### The task
Beneath this line are entries. Copy the range from the line with "Output the Python" to the line with "0.959, 0.980, 1.000]", ends included, exactly; leave pictures out.

### Records
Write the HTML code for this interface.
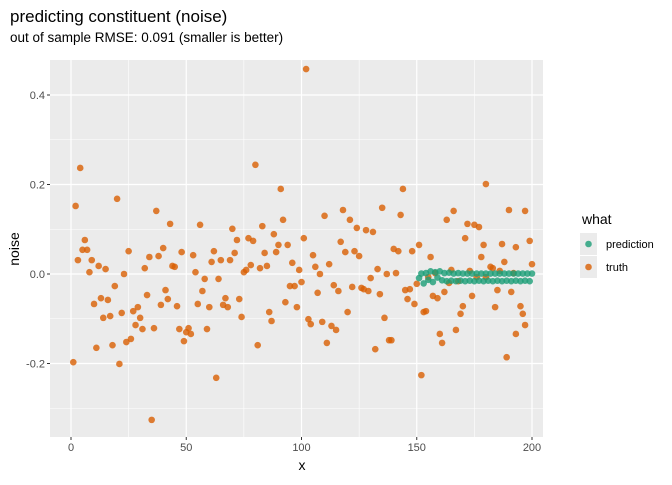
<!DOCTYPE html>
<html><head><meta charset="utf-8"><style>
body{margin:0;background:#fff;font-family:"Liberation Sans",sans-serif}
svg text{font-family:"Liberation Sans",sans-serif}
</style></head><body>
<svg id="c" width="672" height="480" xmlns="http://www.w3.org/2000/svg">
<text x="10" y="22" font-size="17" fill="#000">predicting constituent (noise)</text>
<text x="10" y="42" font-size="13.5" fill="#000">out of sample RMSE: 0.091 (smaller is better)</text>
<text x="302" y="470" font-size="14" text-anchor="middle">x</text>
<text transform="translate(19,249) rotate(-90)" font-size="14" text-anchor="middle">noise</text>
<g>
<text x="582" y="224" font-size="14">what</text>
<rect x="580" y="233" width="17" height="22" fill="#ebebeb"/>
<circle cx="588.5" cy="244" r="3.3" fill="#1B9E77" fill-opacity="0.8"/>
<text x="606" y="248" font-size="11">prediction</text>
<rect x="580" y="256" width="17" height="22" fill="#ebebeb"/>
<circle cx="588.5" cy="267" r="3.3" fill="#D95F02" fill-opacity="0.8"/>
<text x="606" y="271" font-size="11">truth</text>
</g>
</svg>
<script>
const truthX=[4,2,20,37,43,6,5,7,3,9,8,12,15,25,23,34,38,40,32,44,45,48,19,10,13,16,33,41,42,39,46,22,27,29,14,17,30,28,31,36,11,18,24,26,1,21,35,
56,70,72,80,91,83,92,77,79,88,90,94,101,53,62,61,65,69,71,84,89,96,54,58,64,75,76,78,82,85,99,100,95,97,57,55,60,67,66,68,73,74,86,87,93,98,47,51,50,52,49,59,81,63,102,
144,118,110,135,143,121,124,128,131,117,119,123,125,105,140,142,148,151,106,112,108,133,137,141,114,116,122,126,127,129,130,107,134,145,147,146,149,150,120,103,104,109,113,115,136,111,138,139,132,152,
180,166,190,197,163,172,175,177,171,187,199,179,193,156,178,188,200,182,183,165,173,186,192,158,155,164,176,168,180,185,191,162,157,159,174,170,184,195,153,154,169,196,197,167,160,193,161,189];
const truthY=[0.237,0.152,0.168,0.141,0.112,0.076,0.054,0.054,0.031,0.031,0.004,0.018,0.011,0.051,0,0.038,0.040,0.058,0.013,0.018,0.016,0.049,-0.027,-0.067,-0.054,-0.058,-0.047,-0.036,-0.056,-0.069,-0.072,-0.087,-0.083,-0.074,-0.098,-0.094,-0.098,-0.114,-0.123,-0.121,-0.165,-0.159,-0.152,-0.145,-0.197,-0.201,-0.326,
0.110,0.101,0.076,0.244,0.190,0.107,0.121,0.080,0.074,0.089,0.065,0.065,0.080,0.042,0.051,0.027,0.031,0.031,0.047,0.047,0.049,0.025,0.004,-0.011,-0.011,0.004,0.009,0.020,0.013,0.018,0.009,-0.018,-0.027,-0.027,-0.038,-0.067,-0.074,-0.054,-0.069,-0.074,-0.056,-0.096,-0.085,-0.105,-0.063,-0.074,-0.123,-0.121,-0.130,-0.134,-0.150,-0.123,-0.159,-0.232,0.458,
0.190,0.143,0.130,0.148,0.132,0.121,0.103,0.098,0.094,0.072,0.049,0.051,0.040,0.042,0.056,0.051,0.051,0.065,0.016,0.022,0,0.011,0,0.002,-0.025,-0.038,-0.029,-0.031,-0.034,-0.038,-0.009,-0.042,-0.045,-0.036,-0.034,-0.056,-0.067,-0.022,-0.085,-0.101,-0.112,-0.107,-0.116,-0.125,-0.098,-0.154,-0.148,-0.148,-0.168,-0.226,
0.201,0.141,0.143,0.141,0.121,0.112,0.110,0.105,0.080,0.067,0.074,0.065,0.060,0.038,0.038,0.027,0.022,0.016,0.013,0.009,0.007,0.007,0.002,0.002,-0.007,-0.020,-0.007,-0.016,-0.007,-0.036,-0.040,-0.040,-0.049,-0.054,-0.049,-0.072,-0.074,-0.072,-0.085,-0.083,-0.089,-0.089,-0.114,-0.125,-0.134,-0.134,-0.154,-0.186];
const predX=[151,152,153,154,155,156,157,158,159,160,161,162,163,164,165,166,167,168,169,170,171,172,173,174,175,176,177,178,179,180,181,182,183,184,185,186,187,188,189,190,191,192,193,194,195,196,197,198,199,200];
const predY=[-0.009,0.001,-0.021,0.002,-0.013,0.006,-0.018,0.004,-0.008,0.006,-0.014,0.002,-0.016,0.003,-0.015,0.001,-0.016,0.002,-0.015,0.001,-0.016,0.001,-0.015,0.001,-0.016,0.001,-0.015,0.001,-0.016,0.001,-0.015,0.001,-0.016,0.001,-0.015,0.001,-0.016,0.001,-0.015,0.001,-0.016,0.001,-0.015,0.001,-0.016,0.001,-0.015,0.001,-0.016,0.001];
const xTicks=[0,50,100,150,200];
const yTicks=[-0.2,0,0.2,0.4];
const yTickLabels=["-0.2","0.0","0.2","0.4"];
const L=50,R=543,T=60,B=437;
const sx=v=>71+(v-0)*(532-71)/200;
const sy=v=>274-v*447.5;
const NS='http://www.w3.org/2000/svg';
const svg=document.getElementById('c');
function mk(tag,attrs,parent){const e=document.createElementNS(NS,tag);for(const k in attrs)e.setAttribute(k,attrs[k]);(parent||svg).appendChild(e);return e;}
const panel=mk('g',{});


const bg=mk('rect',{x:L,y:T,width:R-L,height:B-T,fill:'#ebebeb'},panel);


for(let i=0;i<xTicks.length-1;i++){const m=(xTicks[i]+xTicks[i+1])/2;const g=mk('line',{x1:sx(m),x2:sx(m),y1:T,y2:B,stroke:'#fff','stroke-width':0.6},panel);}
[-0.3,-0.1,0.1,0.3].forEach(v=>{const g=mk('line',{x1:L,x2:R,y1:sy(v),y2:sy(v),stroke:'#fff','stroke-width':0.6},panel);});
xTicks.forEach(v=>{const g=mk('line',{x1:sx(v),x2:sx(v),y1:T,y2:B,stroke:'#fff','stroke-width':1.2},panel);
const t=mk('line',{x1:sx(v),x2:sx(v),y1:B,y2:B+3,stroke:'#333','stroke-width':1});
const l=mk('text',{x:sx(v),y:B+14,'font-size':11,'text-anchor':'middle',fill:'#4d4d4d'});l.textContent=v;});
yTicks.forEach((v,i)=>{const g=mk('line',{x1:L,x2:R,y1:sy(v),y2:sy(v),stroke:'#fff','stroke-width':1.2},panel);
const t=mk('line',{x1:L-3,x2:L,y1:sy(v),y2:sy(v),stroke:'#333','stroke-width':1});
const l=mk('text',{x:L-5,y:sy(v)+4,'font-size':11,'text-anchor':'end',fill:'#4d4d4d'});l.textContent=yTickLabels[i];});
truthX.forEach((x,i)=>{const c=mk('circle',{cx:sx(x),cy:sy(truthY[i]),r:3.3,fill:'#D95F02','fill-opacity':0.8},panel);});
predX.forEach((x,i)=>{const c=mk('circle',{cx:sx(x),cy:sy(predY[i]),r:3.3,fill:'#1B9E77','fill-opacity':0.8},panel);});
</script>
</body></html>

...

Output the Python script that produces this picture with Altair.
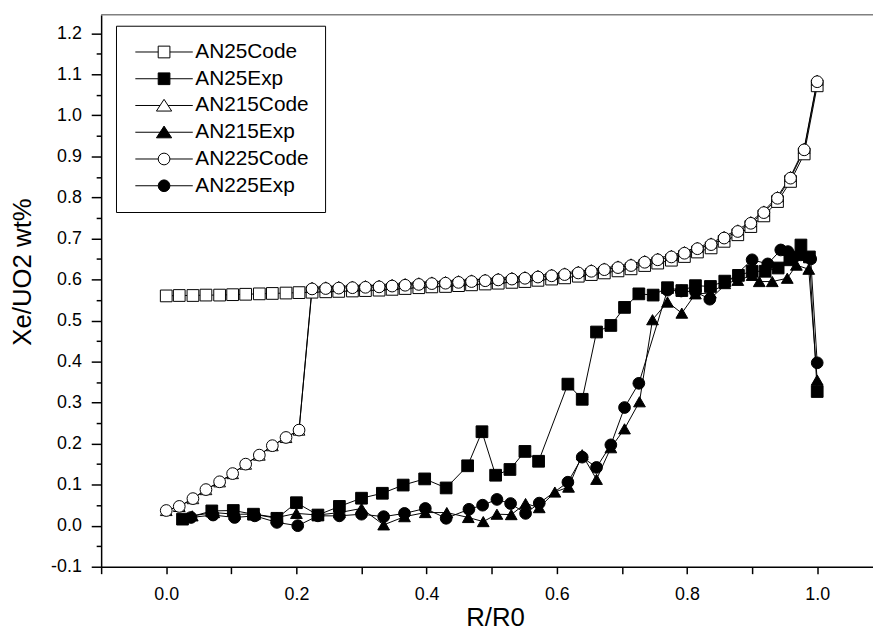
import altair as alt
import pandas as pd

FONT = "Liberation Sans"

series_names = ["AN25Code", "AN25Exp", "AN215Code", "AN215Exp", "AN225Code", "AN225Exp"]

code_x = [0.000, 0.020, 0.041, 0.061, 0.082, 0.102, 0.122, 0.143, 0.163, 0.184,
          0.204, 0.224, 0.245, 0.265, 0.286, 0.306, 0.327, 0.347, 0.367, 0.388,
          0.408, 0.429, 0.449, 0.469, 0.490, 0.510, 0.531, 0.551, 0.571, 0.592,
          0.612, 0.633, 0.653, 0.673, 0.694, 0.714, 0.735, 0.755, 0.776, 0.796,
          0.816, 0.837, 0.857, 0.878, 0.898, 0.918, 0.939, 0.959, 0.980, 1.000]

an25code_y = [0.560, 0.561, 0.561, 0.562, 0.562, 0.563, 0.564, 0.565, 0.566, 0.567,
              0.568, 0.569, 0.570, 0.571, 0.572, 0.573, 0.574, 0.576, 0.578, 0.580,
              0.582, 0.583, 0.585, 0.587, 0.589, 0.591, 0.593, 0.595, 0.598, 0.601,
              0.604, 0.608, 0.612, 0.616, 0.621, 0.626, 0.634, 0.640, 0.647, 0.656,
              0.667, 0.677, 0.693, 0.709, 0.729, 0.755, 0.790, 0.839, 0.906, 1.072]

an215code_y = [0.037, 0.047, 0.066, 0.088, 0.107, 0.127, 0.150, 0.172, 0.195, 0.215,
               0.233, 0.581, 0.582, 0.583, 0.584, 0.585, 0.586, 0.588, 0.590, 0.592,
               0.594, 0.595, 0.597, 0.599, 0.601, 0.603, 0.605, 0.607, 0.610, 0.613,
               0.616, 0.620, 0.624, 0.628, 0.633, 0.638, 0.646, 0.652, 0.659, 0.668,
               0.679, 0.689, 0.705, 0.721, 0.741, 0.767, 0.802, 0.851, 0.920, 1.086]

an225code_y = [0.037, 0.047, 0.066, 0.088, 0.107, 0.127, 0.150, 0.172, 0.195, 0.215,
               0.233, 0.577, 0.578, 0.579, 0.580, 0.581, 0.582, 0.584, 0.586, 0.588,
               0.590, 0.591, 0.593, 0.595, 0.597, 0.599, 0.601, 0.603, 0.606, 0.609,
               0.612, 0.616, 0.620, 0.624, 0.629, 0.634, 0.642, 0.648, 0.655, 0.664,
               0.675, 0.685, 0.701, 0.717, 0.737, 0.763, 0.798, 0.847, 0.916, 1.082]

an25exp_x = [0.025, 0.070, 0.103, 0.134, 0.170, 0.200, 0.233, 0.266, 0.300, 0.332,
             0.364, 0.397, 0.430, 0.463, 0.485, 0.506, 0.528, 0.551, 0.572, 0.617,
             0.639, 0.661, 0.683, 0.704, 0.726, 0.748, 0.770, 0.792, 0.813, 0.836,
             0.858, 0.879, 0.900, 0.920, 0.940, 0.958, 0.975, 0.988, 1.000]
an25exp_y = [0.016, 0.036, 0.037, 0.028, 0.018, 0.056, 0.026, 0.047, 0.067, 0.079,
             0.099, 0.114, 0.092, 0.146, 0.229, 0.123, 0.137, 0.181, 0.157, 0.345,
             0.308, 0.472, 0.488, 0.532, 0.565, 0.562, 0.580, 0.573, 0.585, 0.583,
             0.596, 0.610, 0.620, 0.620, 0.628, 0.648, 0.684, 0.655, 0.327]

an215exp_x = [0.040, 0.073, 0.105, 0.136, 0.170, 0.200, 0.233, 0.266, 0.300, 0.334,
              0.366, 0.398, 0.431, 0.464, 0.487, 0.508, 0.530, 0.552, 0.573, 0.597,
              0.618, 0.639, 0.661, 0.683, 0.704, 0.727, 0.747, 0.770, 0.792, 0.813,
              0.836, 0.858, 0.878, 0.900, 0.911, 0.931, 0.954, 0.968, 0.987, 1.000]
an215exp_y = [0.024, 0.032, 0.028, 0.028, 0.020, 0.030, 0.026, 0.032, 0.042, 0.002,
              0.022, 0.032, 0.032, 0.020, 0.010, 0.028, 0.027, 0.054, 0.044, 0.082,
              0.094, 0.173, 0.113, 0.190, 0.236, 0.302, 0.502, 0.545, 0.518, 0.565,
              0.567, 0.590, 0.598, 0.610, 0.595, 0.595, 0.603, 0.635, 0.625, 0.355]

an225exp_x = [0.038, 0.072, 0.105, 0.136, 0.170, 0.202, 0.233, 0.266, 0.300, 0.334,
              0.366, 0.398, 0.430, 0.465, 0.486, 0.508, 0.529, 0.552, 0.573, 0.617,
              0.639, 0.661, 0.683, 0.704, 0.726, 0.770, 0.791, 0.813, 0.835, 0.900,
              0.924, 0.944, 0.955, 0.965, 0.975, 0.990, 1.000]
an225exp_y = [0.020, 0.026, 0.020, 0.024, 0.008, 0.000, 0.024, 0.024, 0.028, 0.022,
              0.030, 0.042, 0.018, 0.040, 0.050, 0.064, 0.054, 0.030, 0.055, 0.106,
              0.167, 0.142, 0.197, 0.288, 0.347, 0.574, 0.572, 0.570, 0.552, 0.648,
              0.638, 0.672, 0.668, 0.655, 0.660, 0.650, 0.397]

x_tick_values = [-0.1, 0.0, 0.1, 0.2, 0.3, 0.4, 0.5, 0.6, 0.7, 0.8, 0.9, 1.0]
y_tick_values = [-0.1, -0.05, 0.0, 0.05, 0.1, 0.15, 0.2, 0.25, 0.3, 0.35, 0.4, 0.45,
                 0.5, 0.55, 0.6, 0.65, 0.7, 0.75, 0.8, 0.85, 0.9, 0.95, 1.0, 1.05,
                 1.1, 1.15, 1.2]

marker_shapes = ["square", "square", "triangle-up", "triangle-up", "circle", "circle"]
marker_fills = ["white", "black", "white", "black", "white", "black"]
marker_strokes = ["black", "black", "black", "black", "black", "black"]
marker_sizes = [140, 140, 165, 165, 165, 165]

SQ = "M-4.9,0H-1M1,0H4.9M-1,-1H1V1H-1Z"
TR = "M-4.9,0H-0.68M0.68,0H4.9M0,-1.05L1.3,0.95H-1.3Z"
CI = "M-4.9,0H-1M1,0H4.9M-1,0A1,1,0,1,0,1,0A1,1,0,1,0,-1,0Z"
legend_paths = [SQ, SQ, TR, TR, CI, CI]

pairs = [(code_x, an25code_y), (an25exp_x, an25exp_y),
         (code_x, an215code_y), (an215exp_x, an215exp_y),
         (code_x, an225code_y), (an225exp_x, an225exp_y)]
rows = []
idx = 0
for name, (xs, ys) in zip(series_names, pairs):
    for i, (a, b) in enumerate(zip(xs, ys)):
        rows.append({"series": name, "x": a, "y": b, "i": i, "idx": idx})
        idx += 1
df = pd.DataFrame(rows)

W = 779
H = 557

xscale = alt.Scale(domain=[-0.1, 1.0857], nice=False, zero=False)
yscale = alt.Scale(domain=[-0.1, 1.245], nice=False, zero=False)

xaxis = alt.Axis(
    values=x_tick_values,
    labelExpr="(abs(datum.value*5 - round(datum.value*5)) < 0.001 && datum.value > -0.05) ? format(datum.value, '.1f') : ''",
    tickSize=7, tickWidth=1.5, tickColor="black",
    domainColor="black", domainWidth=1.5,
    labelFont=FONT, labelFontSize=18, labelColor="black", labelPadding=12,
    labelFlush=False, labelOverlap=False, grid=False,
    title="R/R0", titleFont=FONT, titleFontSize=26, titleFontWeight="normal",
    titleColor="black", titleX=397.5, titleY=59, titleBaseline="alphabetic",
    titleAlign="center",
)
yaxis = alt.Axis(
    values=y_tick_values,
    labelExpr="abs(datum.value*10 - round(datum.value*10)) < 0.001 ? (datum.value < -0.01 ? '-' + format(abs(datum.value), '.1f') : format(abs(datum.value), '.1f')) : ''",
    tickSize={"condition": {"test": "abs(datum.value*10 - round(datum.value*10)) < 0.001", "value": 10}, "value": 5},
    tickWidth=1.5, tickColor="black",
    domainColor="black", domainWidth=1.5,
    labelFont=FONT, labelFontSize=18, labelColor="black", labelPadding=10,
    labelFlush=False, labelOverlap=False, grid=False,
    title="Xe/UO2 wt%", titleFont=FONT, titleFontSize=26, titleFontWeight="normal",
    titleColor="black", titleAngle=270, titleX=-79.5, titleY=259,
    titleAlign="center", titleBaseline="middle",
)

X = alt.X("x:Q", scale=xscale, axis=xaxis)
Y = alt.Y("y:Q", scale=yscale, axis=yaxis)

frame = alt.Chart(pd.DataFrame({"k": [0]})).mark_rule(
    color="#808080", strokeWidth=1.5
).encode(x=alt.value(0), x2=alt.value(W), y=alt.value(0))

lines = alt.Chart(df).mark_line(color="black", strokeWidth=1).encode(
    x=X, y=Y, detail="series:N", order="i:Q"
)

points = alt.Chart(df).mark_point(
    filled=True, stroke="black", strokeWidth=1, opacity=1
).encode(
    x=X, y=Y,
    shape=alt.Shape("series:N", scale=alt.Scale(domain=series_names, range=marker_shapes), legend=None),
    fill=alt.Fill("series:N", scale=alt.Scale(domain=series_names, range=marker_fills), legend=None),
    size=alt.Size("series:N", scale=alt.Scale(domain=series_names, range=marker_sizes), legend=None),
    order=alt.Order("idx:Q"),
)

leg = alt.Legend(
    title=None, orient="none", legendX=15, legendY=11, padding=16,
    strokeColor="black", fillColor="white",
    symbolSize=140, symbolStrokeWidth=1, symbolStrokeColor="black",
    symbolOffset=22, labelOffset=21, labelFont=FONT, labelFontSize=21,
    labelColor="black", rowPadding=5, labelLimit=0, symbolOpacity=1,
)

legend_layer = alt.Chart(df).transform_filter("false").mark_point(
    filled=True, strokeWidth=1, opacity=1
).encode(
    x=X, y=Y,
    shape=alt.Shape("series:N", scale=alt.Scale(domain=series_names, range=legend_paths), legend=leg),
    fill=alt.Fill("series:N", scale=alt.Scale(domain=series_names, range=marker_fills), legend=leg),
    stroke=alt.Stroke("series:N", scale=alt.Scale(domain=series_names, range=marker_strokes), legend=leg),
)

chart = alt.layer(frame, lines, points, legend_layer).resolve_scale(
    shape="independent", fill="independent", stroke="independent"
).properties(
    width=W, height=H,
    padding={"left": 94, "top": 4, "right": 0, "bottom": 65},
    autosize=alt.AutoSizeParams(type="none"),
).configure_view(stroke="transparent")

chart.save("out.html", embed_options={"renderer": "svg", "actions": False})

...

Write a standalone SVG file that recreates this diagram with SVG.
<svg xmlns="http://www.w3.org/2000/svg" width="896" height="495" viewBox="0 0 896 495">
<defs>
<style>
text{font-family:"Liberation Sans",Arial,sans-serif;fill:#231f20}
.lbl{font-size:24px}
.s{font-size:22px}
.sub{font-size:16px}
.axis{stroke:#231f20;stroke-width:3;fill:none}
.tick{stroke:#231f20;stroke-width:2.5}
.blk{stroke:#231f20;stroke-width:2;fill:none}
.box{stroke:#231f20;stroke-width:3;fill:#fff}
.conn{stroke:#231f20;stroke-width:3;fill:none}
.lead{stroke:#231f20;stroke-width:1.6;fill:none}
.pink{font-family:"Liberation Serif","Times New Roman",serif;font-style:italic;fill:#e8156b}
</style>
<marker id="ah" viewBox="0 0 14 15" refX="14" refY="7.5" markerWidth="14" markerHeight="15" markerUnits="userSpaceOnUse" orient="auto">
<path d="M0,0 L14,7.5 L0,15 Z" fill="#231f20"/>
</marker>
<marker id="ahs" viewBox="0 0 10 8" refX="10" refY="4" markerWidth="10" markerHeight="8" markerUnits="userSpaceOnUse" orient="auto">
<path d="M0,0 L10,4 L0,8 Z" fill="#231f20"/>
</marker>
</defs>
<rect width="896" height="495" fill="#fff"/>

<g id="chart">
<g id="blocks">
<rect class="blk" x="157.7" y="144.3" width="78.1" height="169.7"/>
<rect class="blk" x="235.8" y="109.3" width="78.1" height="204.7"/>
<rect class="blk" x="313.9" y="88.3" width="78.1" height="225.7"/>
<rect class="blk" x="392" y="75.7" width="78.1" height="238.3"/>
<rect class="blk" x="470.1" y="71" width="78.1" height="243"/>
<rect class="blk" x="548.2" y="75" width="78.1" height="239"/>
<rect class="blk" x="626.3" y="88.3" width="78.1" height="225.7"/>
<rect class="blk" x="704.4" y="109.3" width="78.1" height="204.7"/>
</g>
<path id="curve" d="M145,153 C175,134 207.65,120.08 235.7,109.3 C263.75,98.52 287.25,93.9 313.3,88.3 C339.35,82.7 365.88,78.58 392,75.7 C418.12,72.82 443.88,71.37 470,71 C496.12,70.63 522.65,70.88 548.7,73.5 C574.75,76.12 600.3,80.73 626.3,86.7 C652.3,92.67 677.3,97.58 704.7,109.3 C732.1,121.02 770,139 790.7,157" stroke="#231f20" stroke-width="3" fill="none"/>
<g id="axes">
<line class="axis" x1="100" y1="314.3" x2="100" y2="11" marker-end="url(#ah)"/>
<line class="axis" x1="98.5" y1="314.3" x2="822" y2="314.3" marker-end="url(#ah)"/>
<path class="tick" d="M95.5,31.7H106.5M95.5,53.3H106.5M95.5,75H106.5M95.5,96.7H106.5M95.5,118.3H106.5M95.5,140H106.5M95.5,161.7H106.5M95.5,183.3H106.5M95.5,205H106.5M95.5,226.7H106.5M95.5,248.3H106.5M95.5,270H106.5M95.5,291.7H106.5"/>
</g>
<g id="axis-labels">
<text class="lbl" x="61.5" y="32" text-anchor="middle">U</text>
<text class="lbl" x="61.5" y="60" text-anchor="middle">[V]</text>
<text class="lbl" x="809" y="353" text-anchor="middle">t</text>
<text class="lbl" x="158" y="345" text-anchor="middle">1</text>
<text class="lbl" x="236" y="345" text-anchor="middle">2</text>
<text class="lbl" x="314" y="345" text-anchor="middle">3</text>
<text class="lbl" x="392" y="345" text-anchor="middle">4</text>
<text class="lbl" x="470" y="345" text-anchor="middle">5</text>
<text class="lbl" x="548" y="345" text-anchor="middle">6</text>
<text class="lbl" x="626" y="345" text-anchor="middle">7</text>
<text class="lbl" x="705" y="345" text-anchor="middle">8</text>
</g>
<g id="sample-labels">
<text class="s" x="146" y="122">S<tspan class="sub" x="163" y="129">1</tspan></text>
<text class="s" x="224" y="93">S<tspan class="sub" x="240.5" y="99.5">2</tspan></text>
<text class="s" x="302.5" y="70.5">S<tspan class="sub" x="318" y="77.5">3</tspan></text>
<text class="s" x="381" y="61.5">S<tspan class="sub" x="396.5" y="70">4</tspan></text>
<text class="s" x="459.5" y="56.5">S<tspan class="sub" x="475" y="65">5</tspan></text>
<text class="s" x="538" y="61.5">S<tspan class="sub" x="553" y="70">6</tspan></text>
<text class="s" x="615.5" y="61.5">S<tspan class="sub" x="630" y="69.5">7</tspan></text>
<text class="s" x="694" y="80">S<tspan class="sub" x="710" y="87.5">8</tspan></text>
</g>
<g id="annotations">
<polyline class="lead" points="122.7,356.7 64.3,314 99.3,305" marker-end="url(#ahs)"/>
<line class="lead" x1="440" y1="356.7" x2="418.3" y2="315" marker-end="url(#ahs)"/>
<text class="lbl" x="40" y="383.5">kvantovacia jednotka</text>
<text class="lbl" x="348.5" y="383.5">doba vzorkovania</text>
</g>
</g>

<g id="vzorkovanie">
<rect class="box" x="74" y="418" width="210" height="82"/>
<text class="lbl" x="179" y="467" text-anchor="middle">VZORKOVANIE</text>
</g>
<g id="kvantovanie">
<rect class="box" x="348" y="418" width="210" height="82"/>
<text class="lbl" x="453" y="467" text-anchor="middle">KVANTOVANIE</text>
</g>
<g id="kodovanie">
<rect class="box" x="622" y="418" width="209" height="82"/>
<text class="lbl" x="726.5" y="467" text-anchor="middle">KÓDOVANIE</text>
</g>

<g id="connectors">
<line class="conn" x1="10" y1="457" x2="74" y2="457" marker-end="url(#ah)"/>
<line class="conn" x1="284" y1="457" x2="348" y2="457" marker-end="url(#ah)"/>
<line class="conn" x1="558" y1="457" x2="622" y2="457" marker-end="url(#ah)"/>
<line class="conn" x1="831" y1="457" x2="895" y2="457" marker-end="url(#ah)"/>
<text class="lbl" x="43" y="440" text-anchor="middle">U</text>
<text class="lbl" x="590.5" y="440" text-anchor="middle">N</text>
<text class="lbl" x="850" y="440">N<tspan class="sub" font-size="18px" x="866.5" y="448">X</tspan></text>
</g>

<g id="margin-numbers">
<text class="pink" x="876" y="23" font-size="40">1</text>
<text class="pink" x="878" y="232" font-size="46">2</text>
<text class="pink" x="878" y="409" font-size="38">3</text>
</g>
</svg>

### Result of the task
Output the Python script that produces this picture with Altair.
import altair as alt
import pandas as pd

FONT = "Liberation Sans"

series_names = ["AN25Code", "AN25Exp", "AN215Code", "AN215Exp", "AN225Code", "AN225Exp"]

code_x = [0.000, 0.020, 0.041, 0.061, 0.082, 0.102, 0.122, 0.143, 0.163, 0.184,
          0.204, 0.224, 0.245, 0.265, 0.286, 0.306, 0.327, 0.347, 0.367, 0.388,
          0.408, 0.429, 0.449, 0.469, 0.490, 0.510, 0.531, 0.551, 0.571, 0.592,
          0.612, 0.633, 0.653, 0.673, 0.694, 0.714, 0.735, 0.755, 0.776, 0.796,
          0.816, 0.837, 0.857, 0.878, 0.898, 0.918, 0.939, 0.959, 0.980, 1.000]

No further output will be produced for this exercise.